The third thing, and the most tragic thing, is that it is all too easy to see how a text like this could be used to support anti-Semitism. “Well, if the disciples feared the Jews, how much more should we fear the Jews?” the argument might go. Whereas if you are talking about Judeans, a pluralistic culture even way back in the time of Jesus, one would be strained to make a similar argument.

Thus the importance of Thomas, and Jesus’ words to Thomas. Thomas, far from doubting, wants desperately to live on this side of the Resurrection, without fear, and with the kind of love for others we see reflected in the description of the early Christian community we hear about in the Acts of the Apostles: “Now the whole group of those who believed were of one heart and soul…there was not a needy person among them.”

Once given the opportunity, Thomas exclaims, “My Lord and my God!” Blessed are those who have not seen and yet have come to believe. For they live with out fear, but accept the gift of Jesus peace – that is in the text and in the original Aramaic, Shalom.

God’s Shalom was to shape the lives of Christians eternally. Evidence of God’s Shalom would be striving for justice and peace for all people, respecting the dignity of every human being.

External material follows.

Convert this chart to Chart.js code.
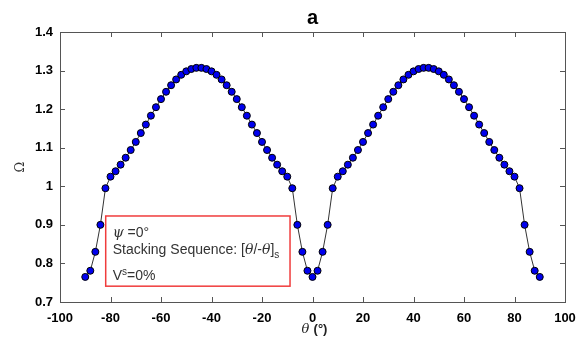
<!DOCTYPE html>
<html>
<head>
<meta charset="utf-8">
<script src="https://cdn.jsdelivr.net/npm/chart.js@4/dist/chart.umd.min.js"></script>
<style>
html,body{margin:0;padding:0;background:#fff;}
#wrap{width:586px;height:338px;position:relative;}
</style>
</head>
<body>
<div id="wrap"><canvas id="c" width="586" height="338"></canvas></div>
<script>
// Data
const thetaDeg = [];
for (let t = -90; t <= 90; t += 2) thetaDeg.push(t);
const omegaLeft = [0.765,0.781,0.830,0.900,0.995,1.025,1.039,1.056,1.074,1.094,1.115,1.138,1.160,1.183,1.205,1.226,1.245,1.262,1.277,1.289,1.298,1.304,1.307,
                   1.307,1.304,1.298,1.289,1.277,1.262,1.245,1.226,1.205,1.183,1.160,1.138,1.115,1.094,1.074,1.056,1.039,1.025,0.995,0.900,0.830,0.781,0.765];
const omegaRight = [0.781,0.830,0.900,0.995,1.025,1.039,1.056,1.074,1.094,1.115,1.138,1.160,1.183,1.205,1.226,1.245,1.262,1.277,1.289,1.298,1.304,1.307,
                    1.307,1.304,1.298,1.289,1.277,1.262,1.245,1.226,1.205,1.183,1.160,1.138,1.115,1.094,1.074,1.056,1.039,1.025,0.995,0.900,0.830,0.781,0.765];
const omega = omegaLeft.concat(omegaRight);
const xTicks = [-100,-80,-60,-40,-20,0,20,40,60,80,100];
const yTicks = [0.7,0.8,0.9,1,1.1,1.2,1.3,1.4];
const yTickLabels = ['0.7','0.8','0.9','1','1.1','1.2','1.3','1.4'];

const points = thetaDeg.map((t,i)=>({x:t,y:omega[i]}));
const AX = '#555';

const decor = {
  id:'decor',
  afterDraw(chart){
    const ctx = chart.ctx, a = chart.chartArea;
    const xs = chart.scales.x, ys = chart.scales.y;
    ctx.save();
    ctx.strokeStyle = AX; ctx.lineWidth = 1;
    ctx.strokeRect(Math.round(a.left)+0.5, Math.round(a.top)+0.5, Math.round(a.right-a.left), Math.round(a.bottom-a.top));
    ctx.beginPath();
    xTicks.forEach(v=>{
      const px = Math.round(xs.getPixelForValue(v))+0.5;
      ctx.moveTo(px, a.bottom); ctx.lineTo(px, a.bottom-5);
      ctx.moveTo(px, a.top); ctx.lineTo(px, a.top+5);
    });
    yTicks.forEach(v=>{
      const py = Math.round(ys.getPixelForValue(v))+0.5;
      ctx.moveTo(a.left, py); ctx.lineTo(a.left+5, py);
      ctx.moveTo(a.right, py); ctx.lineTo(a.right-5, py);
    });
    ctx.stroke();

    // title
    ctx.fillStyle = '#000';
    ctx.font = 'bold 20px "Liberation Sans", Arial, sans-serif';
    ctx.textAlign = 'center'; ctx.textBaseline = 'alphabetic';
    ctx.fillText('a', (a.left+a.right)/2, 24);

    // y axis title
    ctx.save();
    ctx.translate(24, 167);
    ctx.rotate(-Math.PI/2);
    ctx.font = '13px "DejaVu Serif", serif';
    ctx.fillStyle = '#333';
    ctx.textAlign='center';
    ctx.fillText('Ω', 0, 0);
    ctx.restore();

    // x axis title: θ (°)
    ctx.textAlign='left';
    const cx = (a.left+a.right)/2;
    const f1 = 'italic 13px "DejaVu Serif", serif';
    const f2 = 'bold 13px "Liberation Sans", Arial, sans-serif';
    ctx.font = f1; const w1 = ctx.measureText('θ ').width;
    ctx.font = f2; const w2 = ctx.measureText('(°)').width;
    let sx = cx - (w1+w2)/2 + 2;
    ctx.fillStyle = '#222';
    ctx.font = f1; ctx.fillText('θ ', sx, 333);
    ctx.font = f2; ctx.fillText('(°)', sx+w1, 333);

    // annotation box
    const bx0 = xs.getPixelForValue(-81.9), bx1 = xs.getPixelForValue(-8.9);
    const by0 = ys.getPixelForValue(0.923), by1 = ys.getPixelForValue(0.741);
    ctx.fillStyle = '#fff';
    ctx.fillRect(bx0, by0, bx1-bx0, by1-by0);
    ctx.strokeStyle = '#f03c3c'; ctx.lineWidth = 1.5;
    ctx.strokeRect(bx0, by0, bx1-bx0, by1-by0);

    const sans = '14px "Liberation Sans", Arial, sans-serif';
    const ser = 'italic 14px "DejaVu Serif", serif';
    const small = '10px "Liberation Sans", Arial, sans-serif';
    ctx.fillStyle = '#333';
    const tx = bx0 + 7;
    function run(parts, x, y){
      parts.forEach(p=>{
        ctx.font = p[1];
        ctx.fillText(p[0], x, y + (p[2]||0));
        x += ctx.measureText(p[0]).width;
      });
    }
    run([['ψ', ser],[' =0°', sans]], tx, by0+21);
    run([['Stacking Sequence: [', sans],['θ', ser],['/-', sans],['θ', ser],[']', sans],['s', small, 4]], tx, by0+38);
    run([['V', sans],['s', small, -5],['=0%', sans]], tx, by0+64);
    ctx.restore();
  }
};

new Chart(document.getElementById('c'), {
  type:'line',
  data:{datasets:[{
    data: points,
    borderColor:'#333',
    borderWidth:1,
    pointRadius:3.5,
    pointBorderWidth:1,
    pointBackgroundColor:'#0000ee',
    pointBorderColor:'#000',
    tension:0,
    fill:false
  }]},
  options:{
    responsive:false,
    animation:false,
    layout:{padding:{left:0,right:21,top:32,bottom:0}},
    plugins:{legend:{display:false},title:{display:false},tooltip:{enabled:false}},
    scales:{
      x:{
        type:'linear', min:-100, max:100,
        afterBuildTicks(s){ s.ticks = xTicks.map(v=>({value:v})); },
        afterFit(s){ s.height = 36; },
        grid:{display:false, drawTicks:false},
        border:{display:false},
        ticks:{padding:9, color:'#000', font:{family:'"Liberation Sans", Arial, sans-serif', size:13, weight:'bold'}, maxRotation:0, autoSkip:false}
      },
      y:{
        type:'linear', min:0.7, max:1.4,
        afterBuildTicks(s){ s.ticks = yTicks.map(v=>({value:v})); },
        afterFit(s){ s.width = 60; },
        grid:{display:false, drawTicks:false},
        border:{display:false},
        ticks:{padding:7, color:'#000', autoSkip:false,
          callback:(v)=>{ const i = yTicks.findIndex(t=>Math.abs(t-v)<1e-9); return i>=0? yTickLabels[i] : ''; },
          font:{family:'"Liberation Sans", Arial, sans-serif', size:13, weight:'bold'}}
      }
    }
  },
  plugins:[decor]
});
</script>
</body>
</html>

The Church has throughout time forgotten this elemental gift of Shalom imparted by Jesus that night behind closed doors. We have the Crusades, the Inquisition, anti-Semitism and the Shoah, the Holocaust, repeated episodes when we have lost our way – which is meant to be His Way, the way of God’s Shalom. The Church has spent too much time on the wrong side of the Resurrection.

All because we cannot remember who we are and whose we are. We forget that we share a history, Christians and Jews. We forget that from the beginning of Christianity and the beginning of modern Rabbinic Judaism, we were both persecuted by the same oppressor: Rome.

Memory can be the beginning of healing. Healing is what is needed, and why we stop to remember today. We need to remember because should we forget, we can allow terrible things to happen again. And to forget – to forget the Holocaust, to forget our shared history – is the second worst thing that can happen to us- the worst being indifference. More powerful than hate, indifference allows evil to continue unchecked, unchallenged.

It is tragic that it took until the 1960’s for the Church, beginning with the Catholic Church and Vatican II, to begin to acknowledge our part in fanning the flames of anti-Semitism, thus allowing indifferent attitudes to allow millions of people to be carried off to the camps and near certain annihilation. Fortunately, individuals like Mr. Morris Rosen survived to tell us their story. We have been privileged here at St. Peter’s to welcome eleven survivors, one son-of-a-Survivor, and one liberator to share their stories with us.

Our prayer must be that we accept the gift of God’s Shalom Jesus means to give us so that we might become brothers and sisters with all those with whom we have a shared history. Our prayer must be that we remember that at the outset, Christians were a pariah people in the Empire. We of all people should know how wrong it is to scapegoat others for whatever is wrong with the world. Our prayer must be that we will be those people who accept responsibility never to be indifferent to evil in this world. We must remember it was the Shalom of two Jews in the first century who invited us into a covenant relationship with the God of Abraham, Isaac and Jacob – Jesus and Paul.

Most of all we must accept the blessing and gift of God’s Shalom Jesus desires to bestow upon us – those of us who have not seen but have come to believe. It is our greatest privilege and joy to live into His blessing. It is our calling to live on this side of Easter with doors open, with no fear of those who differ from us, so that through believing we may have life in His name. The God and Father of us all desires that we choose life in all that that entails. Blessed be God’s Holy name, forever and ever. Amen.